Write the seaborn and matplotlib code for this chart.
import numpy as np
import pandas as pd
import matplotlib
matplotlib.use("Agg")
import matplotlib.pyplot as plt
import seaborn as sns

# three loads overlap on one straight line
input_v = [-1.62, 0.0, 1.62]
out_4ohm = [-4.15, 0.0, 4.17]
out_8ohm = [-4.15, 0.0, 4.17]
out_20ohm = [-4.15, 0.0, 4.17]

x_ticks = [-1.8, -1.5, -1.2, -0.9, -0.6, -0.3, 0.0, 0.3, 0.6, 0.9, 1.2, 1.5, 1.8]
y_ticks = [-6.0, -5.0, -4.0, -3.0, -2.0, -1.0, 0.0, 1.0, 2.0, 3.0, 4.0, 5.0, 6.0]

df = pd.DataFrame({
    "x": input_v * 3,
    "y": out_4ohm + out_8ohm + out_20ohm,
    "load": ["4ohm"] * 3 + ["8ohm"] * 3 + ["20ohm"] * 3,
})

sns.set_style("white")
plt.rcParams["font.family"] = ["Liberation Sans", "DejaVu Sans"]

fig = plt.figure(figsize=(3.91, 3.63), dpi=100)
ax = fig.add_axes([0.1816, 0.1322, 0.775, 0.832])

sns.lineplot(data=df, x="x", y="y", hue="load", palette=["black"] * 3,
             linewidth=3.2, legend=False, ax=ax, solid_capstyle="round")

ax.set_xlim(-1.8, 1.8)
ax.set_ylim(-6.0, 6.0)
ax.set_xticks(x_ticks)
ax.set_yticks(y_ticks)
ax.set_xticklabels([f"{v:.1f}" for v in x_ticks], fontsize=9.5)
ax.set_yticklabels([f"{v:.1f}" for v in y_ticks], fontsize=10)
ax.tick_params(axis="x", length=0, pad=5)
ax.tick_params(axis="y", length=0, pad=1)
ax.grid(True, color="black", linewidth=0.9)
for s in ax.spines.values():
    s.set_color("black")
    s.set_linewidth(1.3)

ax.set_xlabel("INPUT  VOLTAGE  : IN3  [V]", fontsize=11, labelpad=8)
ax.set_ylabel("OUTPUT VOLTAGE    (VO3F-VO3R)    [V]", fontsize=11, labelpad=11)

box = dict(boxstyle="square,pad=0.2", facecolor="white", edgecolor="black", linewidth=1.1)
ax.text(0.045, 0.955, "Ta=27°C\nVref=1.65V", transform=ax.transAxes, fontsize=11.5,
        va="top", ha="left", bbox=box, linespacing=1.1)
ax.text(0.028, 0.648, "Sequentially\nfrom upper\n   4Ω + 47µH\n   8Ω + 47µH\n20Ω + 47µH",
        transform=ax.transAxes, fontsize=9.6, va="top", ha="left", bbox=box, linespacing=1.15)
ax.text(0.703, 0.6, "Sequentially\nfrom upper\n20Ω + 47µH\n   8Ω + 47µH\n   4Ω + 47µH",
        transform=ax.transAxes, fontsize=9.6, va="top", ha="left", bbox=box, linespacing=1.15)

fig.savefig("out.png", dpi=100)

..........

* TASK BRIEF *
Retype all of the material, keeping each line exact.

* ANSWER IN FULL *
Write the seaborn and matplotlib code for this chart.
import numpy as np
import pandas as pd
import matplotlib
matplotlib.use("Agg")
import matplotlib.pyplot as plt
import seaborn as sns

# three loads overlap on one straight line
input_v = [-1.62, 0.0, 1.62]
out_4ohm = [-4.15, 0.0, 4.17]
out_8ohm = [-4.15, 0.0, 4.17]
out_20ohm = [-4.15, 0.0, 4.17]

x_ticks = [-1.8, -1.5, -1.2, -0.9, -0.6, -0.3, 0.0, 0.3, 0.6, 0.9, 1.2, 1.5, 1.8]
y_ticks = [-6.0, -5.0, -4.0, -3.0, -2.0, -1.0, 0.0, 1.0, 2.0, 3.0, 4.0, 5.0, 6.0]

df = pd.DataFrame({
    "x": input_v * 3,
    "y": out_4ohm + out_8ohm + out_20ohm,
    "load": ["4ohm"] * 3 + ["8ohm"] * 3 + ["20ohm"] * 3,
})

sns.set_style("white")
plt.rcParams["font.family"] = ["Liberation Sans", "DejaVu Sans"]

fig = plt.figure(figsize=(3.91, 3.63), dpi=100)
ax = fig.add_axes([0.1816, 0.1322, 0.775, 0.832])

sns.lineplot(data=df, x="x", y="y", hue="load", palette=["black"] * 3,
             linewidth=3.2, legend=False, ax=ax, solid_capstyle="round")

ax.set_xlim(-1.8, 1.8)
ax.set_ylim(-6.0, 6.0)
ax.set_xticks(x_ticks)
ax.set_yticks(y_ticks)
ax.set_xticklabels([f"{v:.1f}" for v in x_ticks], fontsize=9.5)
ax.set_yticklabels([f"{v:.1f}" for v in y_ticks], fontsize=10)
ax.tick_params(axis="x", length=0, pad=5)
ax.tick_params(axis="y", length=0, pad=1)
ax.grid(True, color="black", linewidth=0.9)
for s in ax.spines.values():
    s.set_color("black")
    s.set_linewidth(1.3)

ax.set_xlabel("INPUT  VOLTAGE  : IN3  [V]", fontsize=11, labelpad=8)
ax.set_ylabel("OUTPUT VOLTAGE    (VO3F-VO3R)    [V]", fontsize=11, labelpad=11)

box = dict(boxstyle="square,pad=0.2", facecolor="white", edgecolor="black", linewidth=1.1)
ax.text(0.045, 0.955, "Ta=27°C\nVref=1.65V", transform=ax.transAxes, fontsize=11.5,
        va="top", ha="left", bbox=box, linespacing=1.1)
ax.text(0.028, 0.648, "Sequentially\nfrom upper\n   4Ω + 47µH\n   8Ω + 47µH\n20Ω + 47µH",
        transform=ax.transAxes, fontsize=9.6, va="top", ha="left", bbox=box, linespacing=1.15)
ax.text(0.703, 0.6, "Sequentially\nfrom upper\n20Ω + 47µH\n   8Ω + 47µH\n   4Ω + 47µH",
        transform=ax.transAxes, fontsize=9.6, va="top", ha="left", bbox=box, linespacing=1.15)

fig.savefig("out.png", dpi=100)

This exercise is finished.